» **Problem statement**: Take the lines from the head of the listing through the one bearing "YAxis, CartesianGrid, ReferenceLine" and copy them exactly, leaving every picture out.

» **Data shown**:
::::::::::

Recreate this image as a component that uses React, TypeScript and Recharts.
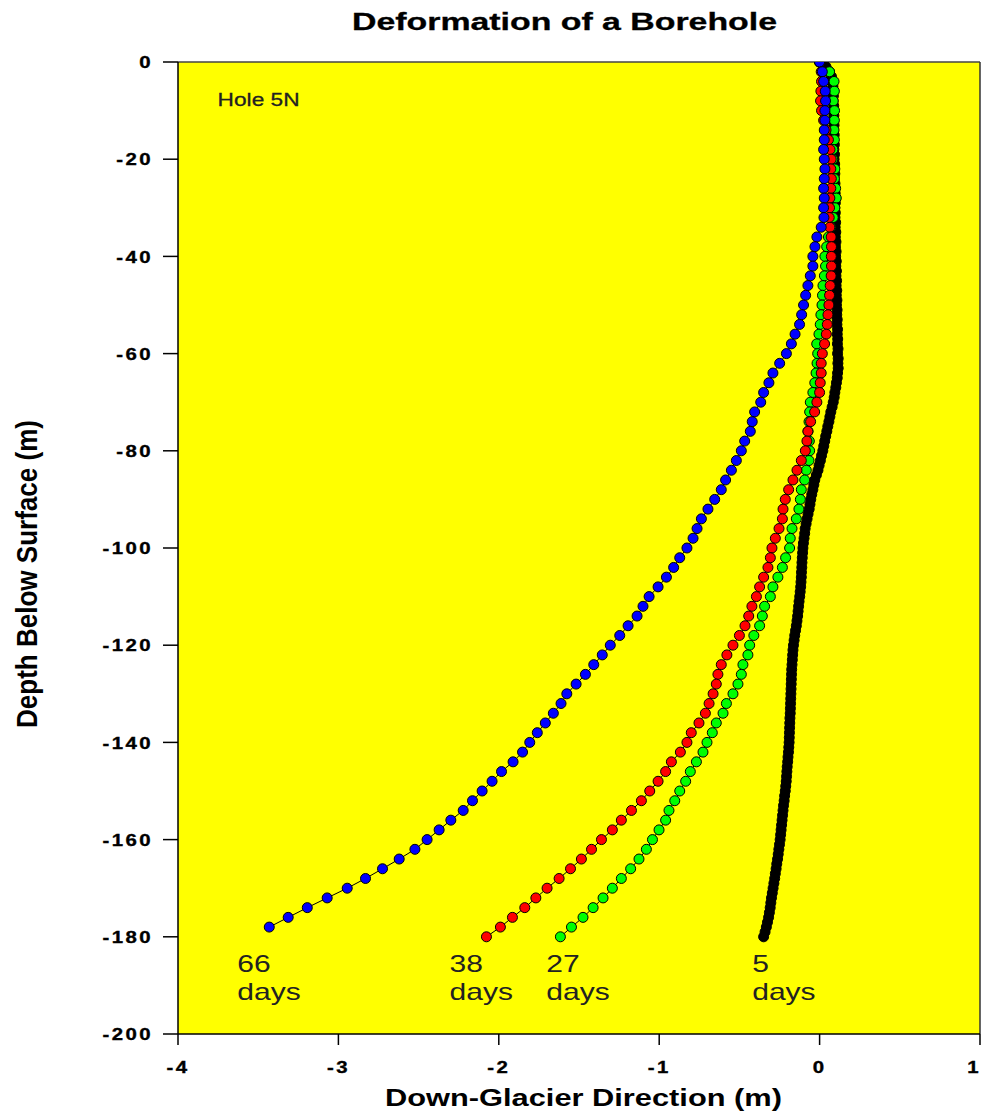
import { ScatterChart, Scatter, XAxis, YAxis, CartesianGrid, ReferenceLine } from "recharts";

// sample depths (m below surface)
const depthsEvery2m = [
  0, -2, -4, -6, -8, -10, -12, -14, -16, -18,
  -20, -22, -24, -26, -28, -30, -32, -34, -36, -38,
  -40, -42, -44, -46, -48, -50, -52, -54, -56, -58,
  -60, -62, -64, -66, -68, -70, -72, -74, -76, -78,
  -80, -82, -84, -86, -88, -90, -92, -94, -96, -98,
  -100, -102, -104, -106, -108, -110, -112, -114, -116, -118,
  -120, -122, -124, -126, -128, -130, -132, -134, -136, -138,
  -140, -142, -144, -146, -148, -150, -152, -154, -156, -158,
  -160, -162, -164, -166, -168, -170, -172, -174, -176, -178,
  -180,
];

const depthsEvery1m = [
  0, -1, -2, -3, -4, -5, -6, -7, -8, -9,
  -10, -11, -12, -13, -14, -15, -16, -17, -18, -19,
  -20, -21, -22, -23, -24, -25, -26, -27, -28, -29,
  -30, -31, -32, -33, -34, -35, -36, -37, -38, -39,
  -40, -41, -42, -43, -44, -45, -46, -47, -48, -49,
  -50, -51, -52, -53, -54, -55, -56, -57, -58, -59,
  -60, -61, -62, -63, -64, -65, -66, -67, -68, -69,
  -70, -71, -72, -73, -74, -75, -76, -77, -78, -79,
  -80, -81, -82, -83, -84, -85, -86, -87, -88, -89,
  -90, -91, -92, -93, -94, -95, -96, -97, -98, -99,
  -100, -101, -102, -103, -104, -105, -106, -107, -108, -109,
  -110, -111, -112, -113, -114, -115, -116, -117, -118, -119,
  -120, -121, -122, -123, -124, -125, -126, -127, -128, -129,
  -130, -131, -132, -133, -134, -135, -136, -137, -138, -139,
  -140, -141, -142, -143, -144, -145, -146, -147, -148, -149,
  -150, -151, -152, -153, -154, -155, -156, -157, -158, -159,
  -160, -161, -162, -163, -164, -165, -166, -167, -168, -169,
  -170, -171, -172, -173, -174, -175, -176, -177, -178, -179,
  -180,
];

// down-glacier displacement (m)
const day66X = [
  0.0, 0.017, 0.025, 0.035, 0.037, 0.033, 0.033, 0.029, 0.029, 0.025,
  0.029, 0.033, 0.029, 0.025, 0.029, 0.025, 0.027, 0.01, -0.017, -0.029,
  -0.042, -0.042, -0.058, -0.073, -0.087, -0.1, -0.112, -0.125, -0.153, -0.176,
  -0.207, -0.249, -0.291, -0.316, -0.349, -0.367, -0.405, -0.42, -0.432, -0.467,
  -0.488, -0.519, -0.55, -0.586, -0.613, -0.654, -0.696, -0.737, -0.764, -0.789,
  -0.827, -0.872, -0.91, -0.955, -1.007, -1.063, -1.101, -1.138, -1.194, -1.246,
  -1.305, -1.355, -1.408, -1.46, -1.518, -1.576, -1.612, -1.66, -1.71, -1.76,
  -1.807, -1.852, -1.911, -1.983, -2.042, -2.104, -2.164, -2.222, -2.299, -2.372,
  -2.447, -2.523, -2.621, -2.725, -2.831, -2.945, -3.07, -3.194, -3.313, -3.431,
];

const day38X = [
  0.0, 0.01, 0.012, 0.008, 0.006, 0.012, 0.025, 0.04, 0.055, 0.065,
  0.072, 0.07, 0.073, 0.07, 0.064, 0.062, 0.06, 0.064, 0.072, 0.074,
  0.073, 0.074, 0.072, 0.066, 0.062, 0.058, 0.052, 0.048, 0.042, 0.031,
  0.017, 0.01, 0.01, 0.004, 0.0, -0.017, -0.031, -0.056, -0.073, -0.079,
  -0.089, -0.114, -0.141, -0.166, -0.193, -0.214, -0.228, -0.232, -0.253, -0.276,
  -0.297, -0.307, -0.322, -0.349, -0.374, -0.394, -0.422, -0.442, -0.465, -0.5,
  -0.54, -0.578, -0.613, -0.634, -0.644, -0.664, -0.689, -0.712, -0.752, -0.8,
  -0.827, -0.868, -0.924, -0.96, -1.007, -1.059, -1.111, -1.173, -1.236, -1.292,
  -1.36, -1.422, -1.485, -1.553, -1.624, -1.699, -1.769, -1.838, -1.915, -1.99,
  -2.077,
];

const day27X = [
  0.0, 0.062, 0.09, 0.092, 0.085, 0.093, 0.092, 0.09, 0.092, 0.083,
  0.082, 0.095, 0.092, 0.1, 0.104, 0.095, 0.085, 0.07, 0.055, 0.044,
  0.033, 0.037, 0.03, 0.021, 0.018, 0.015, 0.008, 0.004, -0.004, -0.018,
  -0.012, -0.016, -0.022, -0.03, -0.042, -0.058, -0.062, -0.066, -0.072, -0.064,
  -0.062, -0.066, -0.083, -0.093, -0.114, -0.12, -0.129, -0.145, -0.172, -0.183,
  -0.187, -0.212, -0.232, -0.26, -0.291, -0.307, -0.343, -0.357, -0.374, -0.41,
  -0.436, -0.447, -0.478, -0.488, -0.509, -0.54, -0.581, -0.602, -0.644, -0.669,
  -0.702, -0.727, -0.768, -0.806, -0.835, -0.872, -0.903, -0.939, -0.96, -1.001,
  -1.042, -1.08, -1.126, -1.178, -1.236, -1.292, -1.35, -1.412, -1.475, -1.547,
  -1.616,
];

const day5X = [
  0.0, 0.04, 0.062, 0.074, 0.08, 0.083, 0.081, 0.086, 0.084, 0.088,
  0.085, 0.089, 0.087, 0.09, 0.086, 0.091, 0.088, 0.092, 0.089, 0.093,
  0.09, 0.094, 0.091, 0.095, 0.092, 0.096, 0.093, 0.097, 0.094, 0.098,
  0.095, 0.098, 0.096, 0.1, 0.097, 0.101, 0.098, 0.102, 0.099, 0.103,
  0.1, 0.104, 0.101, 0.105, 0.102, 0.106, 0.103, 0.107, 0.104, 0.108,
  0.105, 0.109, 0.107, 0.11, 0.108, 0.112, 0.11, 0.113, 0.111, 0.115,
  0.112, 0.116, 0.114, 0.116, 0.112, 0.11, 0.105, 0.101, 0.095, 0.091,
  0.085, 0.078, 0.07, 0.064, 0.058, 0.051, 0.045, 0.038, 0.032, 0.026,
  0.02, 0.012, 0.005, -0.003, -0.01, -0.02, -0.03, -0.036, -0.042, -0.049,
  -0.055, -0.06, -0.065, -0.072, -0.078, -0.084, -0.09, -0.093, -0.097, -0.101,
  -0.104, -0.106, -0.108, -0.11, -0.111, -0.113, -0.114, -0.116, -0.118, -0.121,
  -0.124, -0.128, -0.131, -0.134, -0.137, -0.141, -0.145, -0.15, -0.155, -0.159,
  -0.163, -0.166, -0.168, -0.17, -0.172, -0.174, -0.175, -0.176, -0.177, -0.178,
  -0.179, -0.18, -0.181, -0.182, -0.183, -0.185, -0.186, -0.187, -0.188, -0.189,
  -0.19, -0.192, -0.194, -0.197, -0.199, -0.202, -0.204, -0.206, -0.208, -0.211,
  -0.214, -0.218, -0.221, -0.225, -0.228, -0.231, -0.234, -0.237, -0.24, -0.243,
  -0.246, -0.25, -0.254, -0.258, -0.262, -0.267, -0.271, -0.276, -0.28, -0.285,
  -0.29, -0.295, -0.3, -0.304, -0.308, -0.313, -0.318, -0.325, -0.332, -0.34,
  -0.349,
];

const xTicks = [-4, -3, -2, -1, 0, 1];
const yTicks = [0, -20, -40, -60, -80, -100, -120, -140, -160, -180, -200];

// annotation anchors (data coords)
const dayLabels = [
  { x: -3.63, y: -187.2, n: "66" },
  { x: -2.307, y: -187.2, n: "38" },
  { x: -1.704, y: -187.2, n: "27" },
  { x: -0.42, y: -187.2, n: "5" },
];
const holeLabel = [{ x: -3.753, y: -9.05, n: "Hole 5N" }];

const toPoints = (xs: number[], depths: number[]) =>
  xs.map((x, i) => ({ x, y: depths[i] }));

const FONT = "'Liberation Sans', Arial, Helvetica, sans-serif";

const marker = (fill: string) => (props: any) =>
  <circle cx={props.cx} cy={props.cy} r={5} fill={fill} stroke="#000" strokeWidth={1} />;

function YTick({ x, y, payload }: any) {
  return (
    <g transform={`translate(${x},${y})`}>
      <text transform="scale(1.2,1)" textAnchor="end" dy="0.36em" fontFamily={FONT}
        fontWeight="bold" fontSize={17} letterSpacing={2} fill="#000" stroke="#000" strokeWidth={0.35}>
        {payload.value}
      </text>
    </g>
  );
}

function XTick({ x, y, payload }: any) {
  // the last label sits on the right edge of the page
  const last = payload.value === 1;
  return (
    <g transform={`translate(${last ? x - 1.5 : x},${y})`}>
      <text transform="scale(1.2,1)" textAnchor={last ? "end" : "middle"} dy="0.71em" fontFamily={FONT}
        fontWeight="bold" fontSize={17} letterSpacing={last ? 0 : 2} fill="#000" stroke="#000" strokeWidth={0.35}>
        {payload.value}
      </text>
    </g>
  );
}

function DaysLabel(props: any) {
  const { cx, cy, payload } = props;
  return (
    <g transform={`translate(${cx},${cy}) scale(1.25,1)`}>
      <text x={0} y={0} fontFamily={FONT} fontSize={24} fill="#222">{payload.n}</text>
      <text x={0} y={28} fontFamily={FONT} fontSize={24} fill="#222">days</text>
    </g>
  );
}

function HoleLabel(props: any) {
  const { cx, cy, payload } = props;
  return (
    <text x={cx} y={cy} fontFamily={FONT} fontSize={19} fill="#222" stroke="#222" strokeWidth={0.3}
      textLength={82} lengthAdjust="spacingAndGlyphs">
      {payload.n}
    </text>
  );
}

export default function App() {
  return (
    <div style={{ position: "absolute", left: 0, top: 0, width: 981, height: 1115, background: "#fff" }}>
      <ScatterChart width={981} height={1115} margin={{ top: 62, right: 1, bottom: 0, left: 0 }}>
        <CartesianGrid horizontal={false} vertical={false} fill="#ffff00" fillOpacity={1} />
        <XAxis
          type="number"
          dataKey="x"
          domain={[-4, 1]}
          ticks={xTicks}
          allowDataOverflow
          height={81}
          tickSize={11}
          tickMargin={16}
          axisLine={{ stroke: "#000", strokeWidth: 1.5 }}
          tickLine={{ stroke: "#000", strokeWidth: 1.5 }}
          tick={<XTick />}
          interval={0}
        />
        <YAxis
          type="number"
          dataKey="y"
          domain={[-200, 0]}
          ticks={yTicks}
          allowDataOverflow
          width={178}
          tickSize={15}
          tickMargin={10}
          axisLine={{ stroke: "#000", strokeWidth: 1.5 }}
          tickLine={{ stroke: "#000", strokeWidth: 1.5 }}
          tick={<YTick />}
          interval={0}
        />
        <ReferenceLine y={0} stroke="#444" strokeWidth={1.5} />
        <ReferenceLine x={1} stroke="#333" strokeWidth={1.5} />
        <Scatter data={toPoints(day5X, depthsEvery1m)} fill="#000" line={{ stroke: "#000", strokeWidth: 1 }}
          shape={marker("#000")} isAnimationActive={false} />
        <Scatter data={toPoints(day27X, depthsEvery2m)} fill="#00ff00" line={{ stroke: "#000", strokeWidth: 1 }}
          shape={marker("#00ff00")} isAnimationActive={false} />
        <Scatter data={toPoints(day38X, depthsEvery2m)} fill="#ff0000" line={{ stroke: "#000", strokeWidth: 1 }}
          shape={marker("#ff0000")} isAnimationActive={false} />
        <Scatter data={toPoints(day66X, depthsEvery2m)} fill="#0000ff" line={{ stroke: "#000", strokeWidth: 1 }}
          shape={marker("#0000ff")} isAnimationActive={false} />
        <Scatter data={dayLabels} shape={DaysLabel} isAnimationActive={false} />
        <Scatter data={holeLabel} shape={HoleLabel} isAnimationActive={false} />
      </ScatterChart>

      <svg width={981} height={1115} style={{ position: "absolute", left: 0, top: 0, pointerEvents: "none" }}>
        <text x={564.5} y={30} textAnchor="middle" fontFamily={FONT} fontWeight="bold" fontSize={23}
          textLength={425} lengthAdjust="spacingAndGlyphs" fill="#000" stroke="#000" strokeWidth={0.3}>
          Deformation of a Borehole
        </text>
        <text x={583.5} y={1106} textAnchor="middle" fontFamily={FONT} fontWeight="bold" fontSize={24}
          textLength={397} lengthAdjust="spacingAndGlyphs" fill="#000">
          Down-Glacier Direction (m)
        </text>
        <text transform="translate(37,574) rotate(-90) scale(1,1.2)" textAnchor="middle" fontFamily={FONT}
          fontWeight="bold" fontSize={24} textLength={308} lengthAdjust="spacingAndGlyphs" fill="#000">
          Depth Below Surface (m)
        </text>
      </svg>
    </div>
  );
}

::::::::::

» **Worked answer**:
Recreate this image as a component that uses React, TypeScript and Recharts.
import { ScatterChart, Scatter, XAxis, YAxis, CartesianGrid, ReferenceLine } from "recharts";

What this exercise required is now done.